The minister earned plaudits for proposing a 25 per cent duty on vehicles imported by lawmakers. Such imports have been duty-free since the mid-1980s. The proposal, however, failed to sail through, and the zero-duty rate remains effective in the face of opposition from lawmakers of both the treasury and opposition benches. 

In contrast, the head of the country's exchequer could not protect the interest of the ordinary people. The tax-exempt income level has remained unchanged though it deserved to be raised because of the soaring inflation. Then again the people using cell phones will have to pay more money because of the enhanced tax on talk time. 

The issues mentioned above are random ones. Attaining the budget's primary objectives will be more critical for the government. The task has always been difficult, and it has become even more challenging under the prevailing circumstances. Hurdles that the finance minister has recently encountered include falling reserves, stagnating private investment, soaring non-performing loans, fluctuating export and remittance earnings, and spiralling inflation. 

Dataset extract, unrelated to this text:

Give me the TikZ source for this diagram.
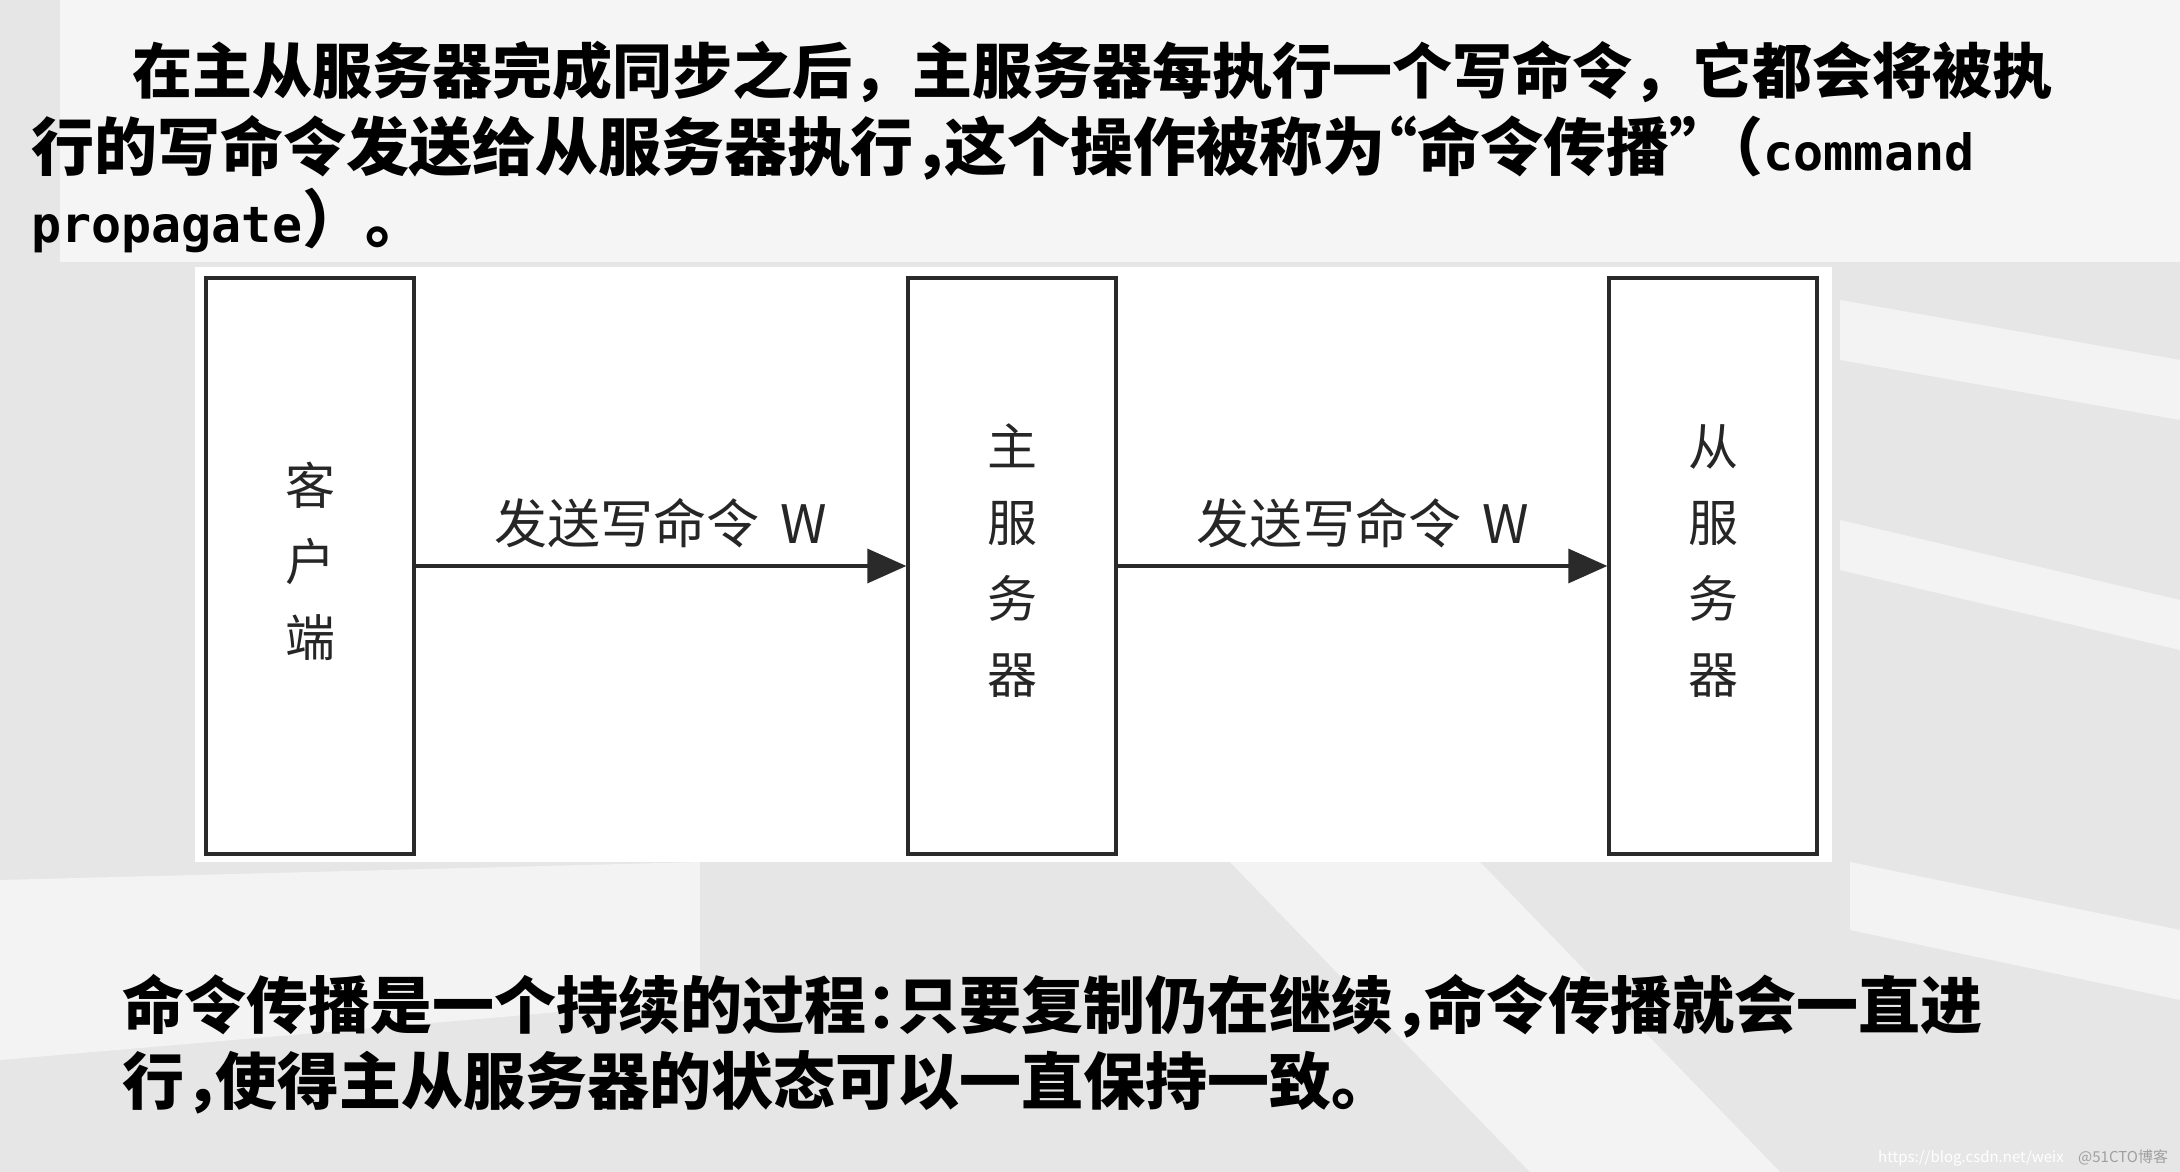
\documentclass[tikz,border=0pt]{standalone}
\usepackage{fontspec}
\newfontfamily\cjk{Noto Sans CJK SC}
\newfontfamily\monofnt{DejaVu Sans Mono}
\usetikzlibrary{arrows.meta}
\newcommand{\hwl}[1]{\makebox[0.5em][l]{#1}}
\newcommand{\hwr}[1]{\makebox[0.5em][r]{#1}}
\newcommand{\fwl}[1]{\makebox[1em][l]{#1}}
\definecolor{bggray}{HTML}{E6E6E6}
\definecolor{lightband}{HTML}{F5F5F5}
\definecolor{boxline}{HTML}{2A2A2A}
\definecolor{lbltext}{HTML}{262626}
\tikzset{
  bodyfirst/.style={anchor=base west, inner sep=0pt, text=black,
    font=\cjk\bfseries\fontsize{60}{76}\selectfont},
  bodytop/.style={anchor=base west, inner sep=0pt, text=black,
    font=\cjk\bfseries\fontsize{63}{76}\selectfont},
  bodybot/.style={anchor=base west, inner sep=0pt, text=black,
    font=\cjk\bfseries\fontsize{62}{76}\selectfont},
  srvbox/.style={draw=boxline, line width=3.3pt, fill=white,
    minimum width=208pt, minimum height=576pt, inner sep=0pt},
  boxlbl/.style={inner sep=0pt, align=center, text=lbltext,
    font=\cjk\fontsize{50}{76}\selectfont},
  flow/.style={draw=boxline, line width=3.3pt,
    -{Triangle[length=39pt,width=34pt]}},
  flowlbl/.style={midway, yshift=43pt, inner sep=0pt, text=lbltext,
    font=\cjk\fontsize{53}{60}\selectfont},
  band/.style={fill=white, opacity=0.55, draw=none},
  wmark/.style={inner sep=0pt, anchor=base west,
    font=\fontsize{15}{18}\selectfont}
}
\begin{document}
\begin{tikzpicture}[x=1pt,y=-1pt]
\useasboundingbox (0,0) rectangle (2180,1172);
% background
\fill[bggray] (0,0) rectangle (2180,1172);
\fill[lightband] (60,0) rectangle (2180,262);
\fill[band] (1230,862) -- (1480,862) -- (1780,1172) -- (1530,1172) -- cycle;
\fill[band] (1840,300) -- (2180,360) -- (2180,420) -- (1840,360) -- cycle;
\fill[band] (1840,520) -- (2180,600) -- (2180,650) -- (1840,570) -- cycle;
\fill[band] (0,880) -- (700,862) -- (700,1000) -- (0,1060) -- cycle;
\fill[band] (1850,862) -- (2180,930) -- (2180,1000) -- (1850,930) -- cycle;
\fill[white] (195,267) rectangle (1832,862);

% top paragraph
\node[bodyfirst] (t1) at (132,93) {在主从服务器完成同步之后\fwl{，}主服务器每执行一个写命令\fwl{，}它都会将被执};
\node[bodytop] (t2) at (31,170) {行的写命令发送给从服务器执行\hwl{，}这个操作被称为\hwr{“}命令传播\hwl{”}\makebox[1em][r]{（}{\monofnt\fontsize{50}{60}\selectfont command}};
\node[bodytop] (t3) at (31,242) {{\monofnt\fontsize{50}{60}\selectfont propagate}\makebox[1em][l]{）}\makebox[1em][l]{。}};

% diagram
\node[srvbox] (client) at (310,566) {};
\node[srvbox] (master) at (1012,566) {};
\node[srvbox] (slave) at (1713,566) {};
\node[boxlbl] (clientl) at ([yshift=5pt]client.center) {客\\户\\端};
\node[boxlbl] (masterl) at ([yshift=5pt]master.center) {主\\服\\务\\器};
\node[boxlbl] (slavel) at ([yshift=5pt]slave.center) {从\\服\\务\\器};
\draw[flow] (client.east) -- node[flowlbl] (l1) {发送写命令\hspace{0.4em}W} (master.west);
\draw[flow] (master.east) -- node[flowlbl] (l2) {发送写命令\hspace{0.4em}W} (slave.west);

% bottom paragraph
\node[bodybot] (b1) at (122,1028) {命令传播是一个持续的过程\hwl{：}只要复制仍在继续\hwl{，}命令传播就会一直进};
\node[bodybot] (b2) at (122,1104) {行\hwl{，}使得主从服务器的状态可以一直保持一致\makebox[1em][l]{。}};

% watermark
\node[wmark, text=white] (w1) at (1878,1162) {\cjk https://blog.csdn.net/weix};
\node[wmark, text=gray!75] (w2) at (2078,1162) {\cjk @51CTO博客};
\end{tikzpicture}
\end{document}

The finance minister has set the budgetary goal of maintaining growth momentum while keeping inflation in check. Thus, he set the GDP growth target at 6.75 per cent for the current FY and inflation at 6.5 per cent. Attaining these objectives might prove daunting. 

The Tk. 7.97 trillion budget for the current FY is bigger than that of the previous FY, but the difference in total outlays is not that big. Yet many tend to think the government should have gone for a smaller budget this time, as the current budget has the potential to fuel inflation further. Inflation has been hovering around 10 per cent for the past few months.

Implementing the budget in its present size would necessitate mobilizing domestic resources along the targeted amount. The NBR, which has been tasked with mopping up Tk. 4.8 trillion, might find the job difficult. The entity has always successfully mobilised funds during any FY more than in the immediate past FY, but it has always remained miles away from the targets. 

In such a situation, meeting the budget deficit estimated at Tk 2.56 trillion for the FY 2025, equivalent to 4.6 per cent of the GDP, could also prove daunting. The government has set a target to borrow Tk.1.37 trillion from the banking system. Such a vast borrowing programme will crowd out the private sector. Besides, the failure to secure funds from the banking system might prompt the government to seek high-powered money from the central bank. Such a development inevitably would fuel inflation further. 

Beyond budgetary measures, the economy is likely to face onslaughts from some other external and domestic fronts throughout the fiscal year that began yesterday (Monday). Implementing conditions attached to the latest International Monetary Fund (IMF) loan may also add to the miseries of the already hard-pressed everyday consumers. The state of forex reserves is yet another area that would deserve constant watch by the policymakers.